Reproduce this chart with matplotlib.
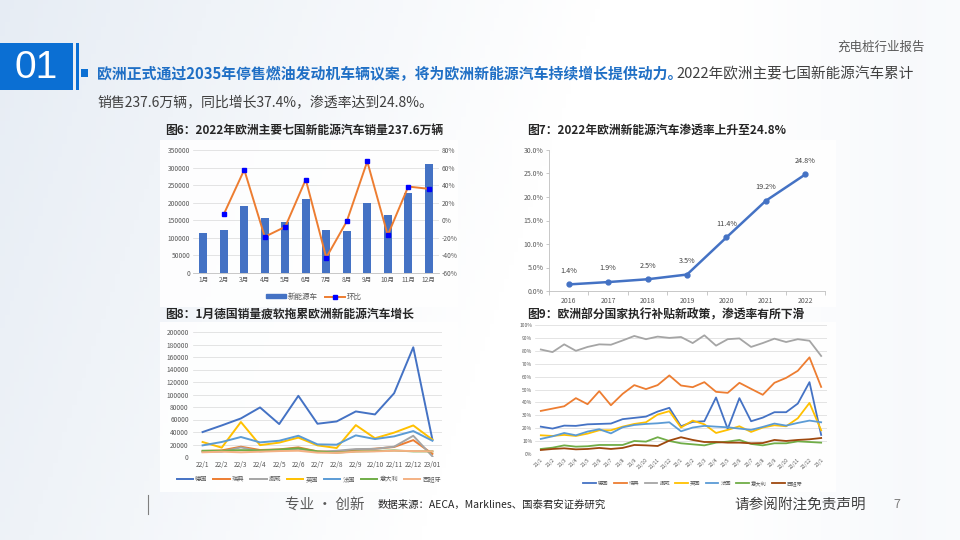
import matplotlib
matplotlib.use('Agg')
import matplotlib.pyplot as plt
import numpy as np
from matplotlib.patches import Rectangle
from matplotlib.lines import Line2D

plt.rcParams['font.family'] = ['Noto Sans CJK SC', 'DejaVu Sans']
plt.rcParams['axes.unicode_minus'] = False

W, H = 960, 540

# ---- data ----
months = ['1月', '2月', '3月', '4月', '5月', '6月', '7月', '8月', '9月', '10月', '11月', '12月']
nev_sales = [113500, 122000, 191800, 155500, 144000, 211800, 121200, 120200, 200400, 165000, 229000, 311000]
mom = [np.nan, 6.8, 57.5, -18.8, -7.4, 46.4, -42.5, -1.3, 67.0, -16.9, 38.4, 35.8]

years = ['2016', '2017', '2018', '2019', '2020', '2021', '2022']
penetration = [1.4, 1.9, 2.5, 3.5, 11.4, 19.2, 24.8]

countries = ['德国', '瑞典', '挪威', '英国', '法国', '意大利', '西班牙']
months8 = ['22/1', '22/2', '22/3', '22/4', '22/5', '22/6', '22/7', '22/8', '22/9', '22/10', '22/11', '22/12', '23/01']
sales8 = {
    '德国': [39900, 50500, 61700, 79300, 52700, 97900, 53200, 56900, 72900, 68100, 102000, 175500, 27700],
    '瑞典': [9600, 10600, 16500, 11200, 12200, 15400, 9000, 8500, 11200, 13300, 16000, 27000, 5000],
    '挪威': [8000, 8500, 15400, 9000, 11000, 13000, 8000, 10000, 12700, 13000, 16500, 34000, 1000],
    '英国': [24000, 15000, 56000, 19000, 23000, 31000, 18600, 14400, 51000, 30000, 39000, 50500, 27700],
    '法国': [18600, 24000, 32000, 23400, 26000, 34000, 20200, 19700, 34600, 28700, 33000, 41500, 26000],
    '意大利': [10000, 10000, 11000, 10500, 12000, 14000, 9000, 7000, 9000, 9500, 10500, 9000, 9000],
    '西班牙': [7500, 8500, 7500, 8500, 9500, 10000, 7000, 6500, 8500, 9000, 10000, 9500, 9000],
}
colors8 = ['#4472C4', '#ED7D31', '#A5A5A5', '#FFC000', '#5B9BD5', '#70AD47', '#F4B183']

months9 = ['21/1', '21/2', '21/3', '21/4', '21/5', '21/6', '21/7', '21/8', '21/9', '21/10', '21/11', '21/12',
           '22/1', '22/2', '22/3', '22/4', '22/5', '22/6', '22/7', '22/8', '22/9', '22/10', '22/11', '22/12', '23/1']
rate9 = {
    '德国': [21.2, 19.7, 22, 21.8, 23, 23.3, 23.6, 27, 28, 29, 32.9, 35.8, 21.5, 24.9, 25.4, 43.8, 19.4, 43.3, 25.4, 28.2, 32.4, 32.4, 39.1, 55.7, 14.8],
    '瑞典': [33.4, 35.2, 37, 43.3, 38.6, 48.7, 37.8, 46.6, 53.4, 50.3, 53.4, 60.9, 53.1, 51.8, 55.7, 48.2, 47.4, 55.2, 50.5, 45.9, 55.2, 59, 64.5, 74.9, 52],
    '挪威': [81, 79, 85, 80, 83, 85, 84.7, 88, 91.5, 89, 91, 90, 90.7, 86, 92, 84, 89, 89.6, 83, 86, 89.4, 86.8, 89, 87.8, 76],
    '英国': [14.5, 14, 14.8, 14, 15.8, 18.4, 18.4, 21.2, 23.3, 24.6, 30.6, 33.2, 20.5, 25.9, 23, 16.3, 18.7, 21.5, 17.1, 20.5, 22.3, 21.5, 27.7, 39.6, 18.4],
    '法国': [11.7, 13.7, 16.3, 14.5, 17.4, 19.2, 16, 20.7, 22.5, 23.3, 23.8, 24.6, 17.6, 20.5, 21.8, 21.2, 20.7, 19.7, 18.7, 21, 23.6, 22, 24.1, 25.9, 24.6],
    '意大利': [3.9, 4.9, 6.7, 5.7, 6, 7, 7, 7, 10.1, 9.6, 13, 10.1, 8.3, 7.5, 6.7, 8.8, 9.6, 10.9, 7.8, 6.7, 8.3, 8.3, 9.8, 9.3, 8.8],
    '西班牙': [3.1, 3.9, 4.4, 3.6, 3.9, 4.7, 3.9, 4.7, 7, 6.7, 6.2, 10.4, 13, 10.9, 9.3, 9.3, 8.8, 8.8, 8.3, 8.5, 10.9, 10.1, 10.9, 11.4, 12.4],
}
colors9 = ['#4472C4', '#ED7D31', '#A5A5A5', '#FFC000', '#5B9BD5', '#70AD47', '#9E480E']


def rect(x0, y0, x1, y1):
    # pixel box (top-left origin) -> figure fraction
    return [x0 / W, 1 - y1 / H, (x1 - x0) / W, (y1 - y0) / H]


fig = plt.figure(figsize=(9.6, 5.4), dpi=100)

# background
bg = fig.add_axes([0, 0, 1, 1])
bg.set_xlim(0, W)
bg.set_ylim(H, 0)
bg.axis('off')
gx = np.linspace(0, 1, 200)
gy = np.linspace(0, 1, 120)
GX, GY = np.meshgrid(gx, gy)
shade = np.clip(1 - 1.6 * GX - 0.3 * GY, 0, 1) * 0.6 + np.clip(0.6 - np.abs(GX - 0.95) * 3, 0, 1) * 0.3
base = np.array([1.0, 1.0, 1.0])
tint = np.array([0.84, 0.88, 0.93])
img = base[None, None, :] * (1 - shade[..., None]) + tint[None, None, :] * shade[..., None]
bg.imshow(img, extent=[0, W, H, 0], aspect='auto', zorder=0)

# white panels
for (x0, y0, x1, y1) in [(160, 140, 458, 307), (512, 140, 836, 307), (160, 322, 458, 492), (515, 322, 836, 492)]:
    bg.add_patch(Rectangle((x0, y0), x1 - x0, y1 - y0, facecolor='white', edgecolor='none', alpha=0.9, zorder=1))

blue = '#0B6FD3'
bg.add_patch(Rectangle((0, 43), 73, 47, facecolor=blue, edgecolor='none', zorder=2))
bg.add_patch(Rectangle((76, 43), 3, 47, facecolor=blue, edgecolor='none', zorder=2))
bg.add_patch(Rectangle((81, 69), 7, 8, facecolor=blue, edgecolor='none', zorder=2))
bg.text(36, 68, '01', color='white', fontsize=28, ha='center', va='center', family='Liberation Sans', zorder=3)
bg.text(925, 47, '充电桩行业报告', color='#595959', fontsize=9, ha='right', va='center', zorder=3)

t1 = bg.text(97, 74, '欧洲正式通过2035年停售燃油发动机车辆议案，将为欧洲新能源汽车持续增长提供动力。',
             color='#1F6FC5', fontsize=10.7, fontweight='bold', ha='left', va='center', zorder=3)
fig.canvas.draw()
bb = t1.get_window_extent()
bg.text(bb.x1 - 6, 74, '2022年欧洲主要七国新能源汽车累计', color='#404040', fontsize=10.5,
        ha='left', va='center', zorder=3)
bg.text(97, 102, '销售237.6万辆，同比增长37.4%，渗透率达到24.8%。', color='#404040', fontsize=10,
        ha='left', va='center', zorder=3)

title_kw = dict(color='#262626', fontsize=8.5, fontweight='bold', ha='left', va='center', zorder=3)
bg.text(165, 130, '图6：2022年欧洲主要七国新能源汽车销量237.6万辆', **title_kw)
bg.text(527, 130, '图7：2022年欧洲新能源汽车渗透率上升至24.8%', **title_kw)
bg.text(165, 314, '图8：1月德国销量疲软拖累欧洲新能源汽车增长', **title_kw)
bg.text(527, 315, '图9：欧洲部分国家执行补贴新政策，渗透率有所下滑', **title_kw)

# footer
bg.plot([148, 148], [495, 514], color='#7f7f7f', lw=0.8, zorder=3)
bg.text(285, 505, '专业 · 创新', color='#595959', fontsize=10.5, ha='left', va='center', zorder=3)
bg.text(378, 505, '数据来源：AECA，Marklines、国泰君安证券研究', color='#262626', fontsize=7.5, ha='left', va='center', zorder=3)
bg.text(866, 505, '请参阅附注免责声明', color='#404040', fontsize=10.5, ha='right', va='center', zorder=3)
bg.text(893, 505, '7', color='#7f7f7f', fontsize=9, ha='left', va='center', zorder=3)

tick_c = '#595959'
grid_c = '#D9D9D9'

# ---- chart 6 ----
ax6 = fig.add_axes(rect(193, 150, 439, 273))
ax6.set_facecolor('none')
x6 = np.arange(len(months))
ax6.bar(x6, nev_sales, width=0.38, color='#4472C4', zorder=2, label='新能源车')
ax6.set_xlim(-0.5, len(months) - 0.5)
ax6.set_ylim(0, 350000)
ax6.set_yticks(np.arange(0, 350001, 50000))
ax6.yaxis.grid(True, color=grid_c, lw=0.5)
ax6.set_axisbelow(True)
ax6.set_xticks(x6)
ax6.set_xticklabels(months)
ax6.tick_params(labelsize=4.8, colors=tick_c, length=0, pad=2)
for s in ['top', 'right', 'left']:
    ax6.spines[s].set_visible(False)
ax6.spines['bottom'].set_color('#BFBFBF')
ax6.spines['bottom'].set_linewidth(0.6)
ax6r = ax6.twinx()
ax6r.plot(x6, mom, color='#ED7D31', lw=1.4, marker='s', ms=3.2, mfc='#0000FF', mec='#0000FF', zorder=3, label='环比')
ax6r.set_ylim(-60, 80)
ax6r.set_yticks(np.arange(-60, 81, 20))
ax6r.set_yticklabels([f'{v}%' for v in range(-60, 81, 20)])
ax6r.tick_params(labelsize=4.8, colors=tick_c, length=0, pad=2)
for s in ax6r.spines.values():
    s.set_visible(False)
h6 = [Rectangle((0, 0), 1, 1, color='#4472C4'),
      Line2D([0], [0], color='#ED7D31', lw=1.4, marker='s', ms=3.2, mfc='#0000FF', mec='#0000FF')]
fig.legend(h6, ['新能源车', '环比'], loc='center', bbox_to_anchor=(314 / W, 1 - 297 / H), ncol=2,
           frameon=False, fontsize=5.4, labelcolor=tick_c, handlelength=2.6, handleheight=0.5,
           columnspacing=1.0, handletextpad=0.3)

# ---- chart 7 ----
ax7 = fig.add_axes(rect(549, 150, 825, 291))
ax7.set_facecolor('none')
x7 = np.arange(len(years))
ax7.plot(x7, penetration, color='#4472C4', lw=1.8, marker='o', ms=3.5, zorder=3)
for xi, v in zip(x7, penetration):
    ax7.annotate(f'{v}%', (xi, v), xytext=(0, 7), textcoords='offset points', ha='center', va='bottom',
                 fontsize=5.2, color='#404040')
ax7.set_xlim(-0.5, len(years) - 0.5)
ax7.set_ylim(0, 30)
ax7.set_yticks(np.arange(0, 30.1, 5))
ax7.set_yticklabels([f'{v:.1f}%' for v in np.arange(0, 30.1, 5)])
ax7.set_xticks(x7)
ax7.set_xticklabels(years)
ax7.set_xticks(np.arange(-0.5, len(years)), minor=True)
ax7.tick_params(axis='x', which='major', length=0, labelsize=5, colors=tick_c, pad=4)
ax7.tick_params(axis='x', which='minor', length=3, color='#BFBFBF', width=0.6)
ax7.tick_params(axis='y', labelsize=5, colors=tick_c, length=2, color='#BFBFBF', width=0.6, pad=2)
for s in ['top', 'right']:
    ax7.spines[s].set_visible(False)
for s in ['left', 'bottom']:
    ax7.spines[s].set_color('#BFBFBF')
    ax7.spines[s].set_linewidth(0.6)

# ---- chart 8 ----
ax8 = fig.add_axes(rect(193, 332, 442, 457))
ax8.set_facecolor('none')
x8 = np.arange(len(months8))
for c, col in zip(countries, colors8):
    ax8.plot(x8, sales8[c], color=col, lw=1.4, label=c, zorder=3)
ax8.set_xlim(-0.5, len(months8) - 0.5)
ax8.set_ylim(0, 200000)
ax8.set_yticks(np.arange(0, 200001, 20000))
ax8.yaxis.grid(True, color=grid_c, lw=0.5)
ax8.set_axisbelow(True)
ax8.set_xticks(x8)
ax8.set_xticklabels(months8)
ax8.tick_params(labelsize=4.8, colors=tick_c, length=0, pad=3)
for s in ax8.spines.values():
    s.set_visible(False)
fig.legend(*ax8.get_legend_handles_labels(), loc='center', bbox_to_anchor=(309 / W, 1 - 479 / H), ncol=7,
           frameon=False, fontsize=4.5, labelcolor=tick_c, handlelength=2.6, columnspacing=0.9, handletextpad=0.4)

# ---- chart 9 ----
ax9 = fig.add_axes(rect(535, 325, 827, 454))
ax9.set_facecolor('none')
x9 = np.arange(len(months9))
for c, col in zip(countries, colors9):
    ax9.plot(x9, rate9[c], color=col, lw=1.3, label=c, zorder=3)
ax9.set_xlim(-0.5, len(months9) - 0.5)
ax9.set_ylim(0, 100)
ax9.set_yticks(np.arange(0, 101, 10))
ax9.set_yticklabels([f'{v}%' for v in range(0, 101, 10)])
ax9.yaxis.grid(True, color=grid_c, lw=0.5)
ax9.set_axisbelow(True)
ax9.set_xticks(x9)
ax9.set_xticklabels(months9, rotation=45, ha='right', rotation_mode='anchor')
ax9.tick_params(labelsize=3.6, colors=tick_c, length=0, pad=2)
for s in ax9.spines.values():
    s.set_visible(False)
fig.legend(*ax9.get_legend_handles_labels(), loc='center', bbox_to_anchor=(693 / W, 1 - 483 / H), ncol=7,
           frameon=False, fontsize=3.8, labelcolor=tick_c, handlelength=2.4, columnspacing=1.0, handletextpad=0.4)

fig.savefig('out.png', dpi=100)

━━━

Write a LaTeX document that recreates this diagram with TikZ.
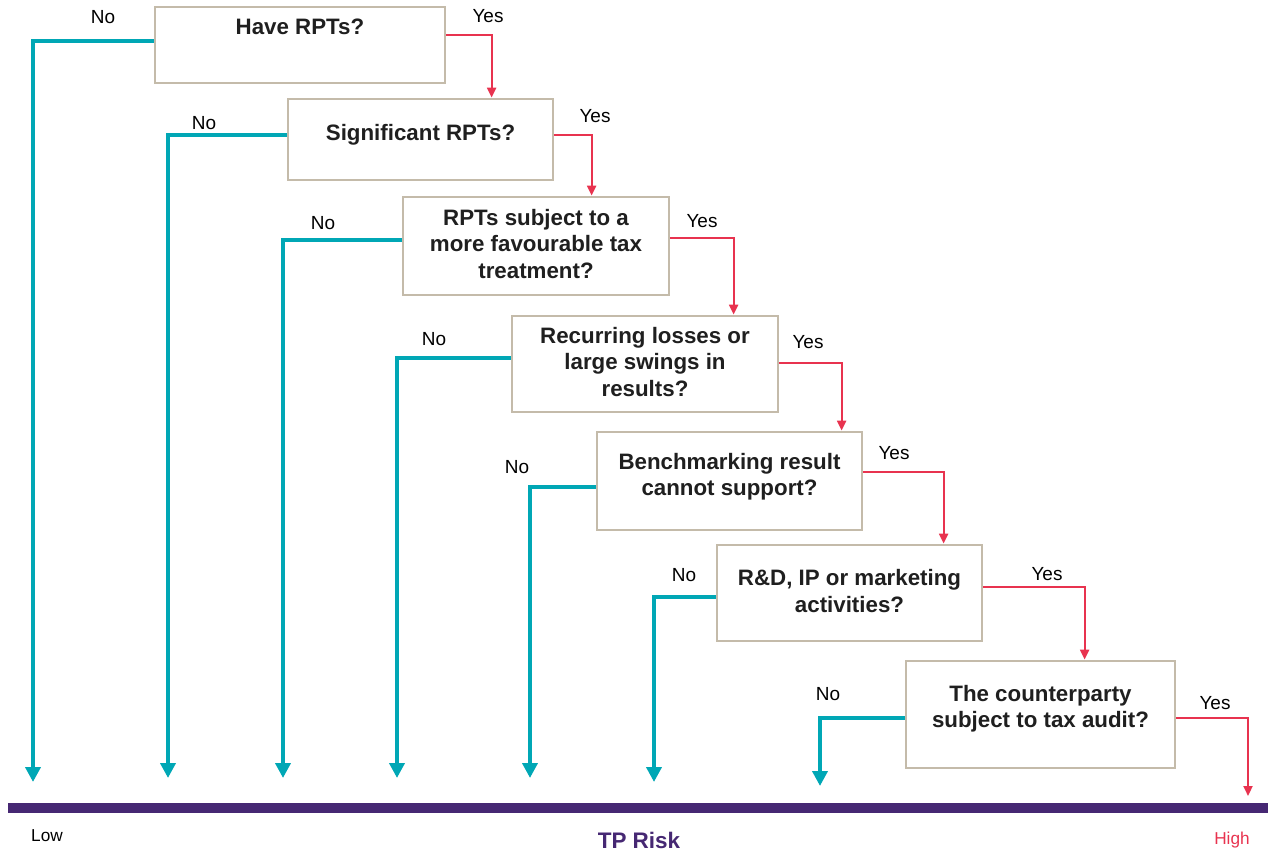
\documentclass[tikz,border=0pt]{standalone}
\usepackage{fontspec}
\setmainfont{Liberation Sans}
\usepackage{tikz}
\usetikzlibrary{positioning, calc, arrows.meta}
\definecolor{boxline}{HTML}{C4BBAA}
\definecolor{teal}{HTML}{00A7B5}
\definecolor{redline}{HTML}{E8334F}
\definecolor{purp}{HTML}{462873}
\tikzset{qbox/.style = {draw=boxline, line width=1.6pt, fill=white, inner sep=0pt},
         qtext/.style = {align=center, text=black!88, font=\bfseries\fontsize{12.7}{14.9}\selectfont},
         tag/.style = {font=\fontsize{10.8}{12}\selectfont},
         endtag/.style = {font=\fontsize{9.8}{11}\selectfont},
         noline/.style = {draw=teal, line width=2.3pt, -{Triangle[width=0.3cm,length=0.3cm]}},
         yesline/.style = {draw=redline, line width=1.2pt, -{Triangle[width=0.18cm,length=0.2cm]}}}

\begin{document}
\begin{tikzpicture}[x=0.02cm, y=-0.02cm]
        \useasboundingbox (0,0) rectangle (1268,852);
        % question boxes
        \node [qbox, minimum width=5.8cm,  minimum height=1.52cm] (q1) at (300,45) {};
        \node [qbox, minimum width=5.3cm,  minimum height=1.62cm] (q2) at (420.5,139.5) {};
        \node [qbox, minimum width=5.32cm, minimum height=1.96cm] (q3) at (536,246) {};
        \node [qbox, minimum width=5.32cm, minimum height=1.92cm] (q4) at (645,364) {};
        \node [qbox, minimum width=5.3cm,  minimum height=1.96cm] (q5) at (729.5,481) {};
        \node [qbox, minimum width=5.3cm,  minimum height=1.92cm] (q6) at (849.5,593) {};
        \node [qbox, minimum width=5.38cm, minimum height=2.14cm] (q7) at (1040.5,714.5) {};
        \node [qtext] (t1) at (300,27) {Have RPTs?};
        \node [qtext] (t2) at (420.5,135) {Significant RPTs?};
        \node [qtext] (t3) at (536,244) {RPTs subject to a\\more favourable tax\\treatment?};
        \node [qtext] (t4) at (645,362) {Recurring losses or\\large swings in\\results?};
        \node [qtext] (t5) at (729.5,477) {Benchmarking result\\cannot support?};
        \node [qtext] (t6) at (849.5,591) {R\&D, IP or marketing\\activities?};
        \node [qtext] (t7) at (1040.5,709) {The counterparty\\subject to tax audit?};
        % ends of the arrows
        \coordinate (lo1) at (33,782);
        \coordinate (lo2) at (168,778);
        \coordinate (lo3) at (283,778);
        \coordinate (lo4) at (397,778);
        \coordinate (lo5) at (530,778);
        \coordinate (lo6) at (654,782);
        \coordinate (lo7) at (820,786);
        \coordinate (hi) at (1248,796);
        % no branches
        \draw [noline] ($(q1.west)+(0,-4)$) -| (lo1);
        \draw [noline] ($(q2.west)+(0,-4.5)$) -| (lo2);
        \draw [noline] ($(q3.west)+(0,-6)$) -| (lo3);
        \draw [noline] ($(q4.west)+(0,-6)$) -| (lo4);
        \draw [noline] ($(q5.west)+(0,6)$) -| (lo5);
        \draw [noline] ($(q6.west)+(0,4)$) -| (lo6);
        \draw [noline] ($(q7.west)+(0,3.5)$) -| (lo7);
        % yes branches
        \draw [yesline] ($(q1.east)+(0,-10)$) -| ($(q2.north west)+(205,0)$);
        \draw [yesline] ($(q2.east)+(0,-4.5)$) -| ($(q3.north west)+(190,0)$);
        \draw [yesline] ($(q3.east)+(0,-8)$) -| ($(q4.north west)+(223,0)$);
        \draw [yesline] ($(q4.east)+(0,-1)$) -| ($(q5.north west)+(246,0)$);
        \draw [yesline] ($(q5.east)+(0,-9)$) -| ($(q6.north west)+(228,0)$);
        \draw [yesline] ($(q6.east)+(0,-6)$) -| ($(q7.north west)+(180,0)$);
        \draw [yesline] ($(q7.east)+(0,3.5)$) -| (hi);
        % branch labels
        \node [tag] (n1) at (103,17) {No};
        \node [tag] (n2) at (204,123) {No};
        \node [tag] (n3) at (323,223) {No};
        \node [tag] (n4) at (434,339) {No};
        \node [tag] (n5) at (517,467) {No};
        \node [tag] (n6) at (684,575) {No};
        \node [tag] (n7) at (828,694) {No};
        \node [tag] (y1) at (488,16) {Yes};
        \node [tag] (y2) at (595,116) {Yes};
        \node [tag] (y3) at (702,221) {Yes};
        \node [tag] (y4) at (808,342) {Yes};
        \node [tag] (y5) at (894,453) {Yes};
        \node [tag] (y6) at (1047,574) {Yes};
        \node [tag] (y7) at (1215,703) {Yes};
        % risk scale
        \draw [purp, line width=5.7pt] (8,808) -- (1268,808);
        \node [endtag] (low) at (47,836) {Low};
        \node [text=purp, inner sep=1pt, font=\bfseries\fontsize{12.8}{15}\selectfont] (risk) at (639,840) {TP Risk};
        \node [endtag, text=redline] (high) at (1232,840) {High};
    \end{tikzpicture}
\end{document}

━━━

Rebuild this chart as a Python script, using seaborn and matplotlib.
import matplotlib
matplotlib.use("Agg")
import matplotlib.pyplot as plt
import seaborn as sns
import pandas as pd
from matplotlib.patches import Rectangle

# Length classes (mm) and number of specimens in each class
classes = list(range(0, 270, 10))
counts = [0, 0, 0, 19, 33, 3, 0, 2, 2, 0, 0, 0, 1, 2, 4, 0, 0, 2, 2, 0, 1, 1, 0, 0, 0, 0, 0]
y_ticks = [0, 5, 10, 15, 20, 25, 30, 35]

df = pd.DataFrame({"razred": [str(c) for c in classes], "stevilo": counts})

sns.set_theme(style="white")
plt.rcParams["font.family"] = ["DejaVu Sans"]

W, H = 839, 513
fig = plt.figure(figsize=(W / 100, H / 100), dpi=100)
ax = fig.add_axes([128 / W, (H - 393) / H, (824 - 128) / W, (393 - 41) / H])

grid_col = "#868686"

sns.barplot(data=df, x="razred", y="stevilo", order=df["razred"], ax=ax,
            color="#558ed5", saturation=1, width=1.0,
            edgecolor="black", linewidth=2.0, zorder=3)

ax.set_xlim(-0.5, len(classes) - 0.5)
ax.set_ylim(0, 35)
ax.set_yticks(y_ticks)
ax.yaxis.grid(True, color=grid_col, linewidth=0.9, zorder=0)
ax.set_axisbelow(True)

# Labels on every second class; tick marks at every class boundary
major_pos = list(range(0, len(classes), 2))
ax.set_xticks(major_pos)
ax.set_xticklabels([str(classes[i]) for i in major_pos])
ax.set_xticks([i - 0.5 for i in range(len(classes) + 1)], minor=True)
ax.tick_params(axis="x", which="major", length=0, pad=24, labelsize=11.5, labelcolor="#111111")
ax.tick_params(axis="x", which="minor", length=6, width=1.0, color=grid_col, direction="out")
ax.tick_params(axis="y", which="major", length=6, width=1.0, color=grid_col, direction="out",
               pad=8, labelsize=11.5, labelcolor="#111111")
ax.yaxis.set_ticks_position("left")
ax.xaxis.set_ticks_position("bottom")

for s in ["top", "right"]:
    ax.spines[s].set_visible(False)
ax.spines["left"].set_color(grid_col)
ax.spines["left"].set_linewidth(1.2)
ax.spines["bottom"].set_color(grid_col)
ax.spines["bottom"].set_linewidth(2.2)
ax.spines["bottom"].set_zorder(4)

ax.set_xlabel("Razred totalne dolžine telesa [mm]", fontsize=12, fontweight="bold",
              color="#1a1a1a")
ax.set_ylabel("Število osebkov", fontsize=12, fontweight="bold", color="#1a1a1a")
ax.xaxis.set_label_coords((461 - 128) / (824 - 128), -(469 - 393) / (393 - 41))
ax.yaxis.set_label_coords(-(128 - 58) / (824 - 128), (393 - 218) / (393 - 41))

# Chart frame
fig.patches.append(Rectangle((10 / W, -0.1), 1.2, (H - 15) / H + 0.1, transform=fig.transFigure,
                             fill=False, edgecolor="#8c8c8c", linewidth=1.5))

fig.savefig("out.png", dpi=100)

━━━

● **YOUR TASK**: Word for word, repeat the lines above from the one with "Reproduce this chart with matplotlib." through the one with "penetration = [1.4, 1.9, 2.5, 3.5, 11.4, 19.2, 24.8]", and nothing beyond them. Omit the pictures.

● **EXERCISE ANSWER**:
Reproduce this chart with matplotlib.
import matplotlib
matplotlib.use('Agg')
import matplotlib.pyplot as plt
import numpy as np
from matplotlib.patches import Rectangle
from matplotlib.lines import Line2D

plt.rcParams['font.family'] = ['Noto Sans CJK SC', 'DejaVu Sans']
plt.rcParams['axes.unicode_minus'] = False

W, H = 960, 540

# ---- data ----
months = ['1月', '2月', '3月', '4月', '5月', '6月', '7月', '8月', '9月', '10月', '11月', '12月']
nev_sales = [113500, 122000, 191800, 155500, 144000, 211800, 121200, 120200, 200400, 165000, 229000, 311000]
mom = [np.nan, 6.8, 57.5, -18.8, -7.4, 46.4, -42.5, -1.3, 67.0, -16.9, 38.4, 35.8]

years = ['2016', '2017', '2018', '2019', '2020', '2021', '2022']
penetration = [1.4, 1.9, 2.5, 3.5, 11.4, 19.2, 24.8]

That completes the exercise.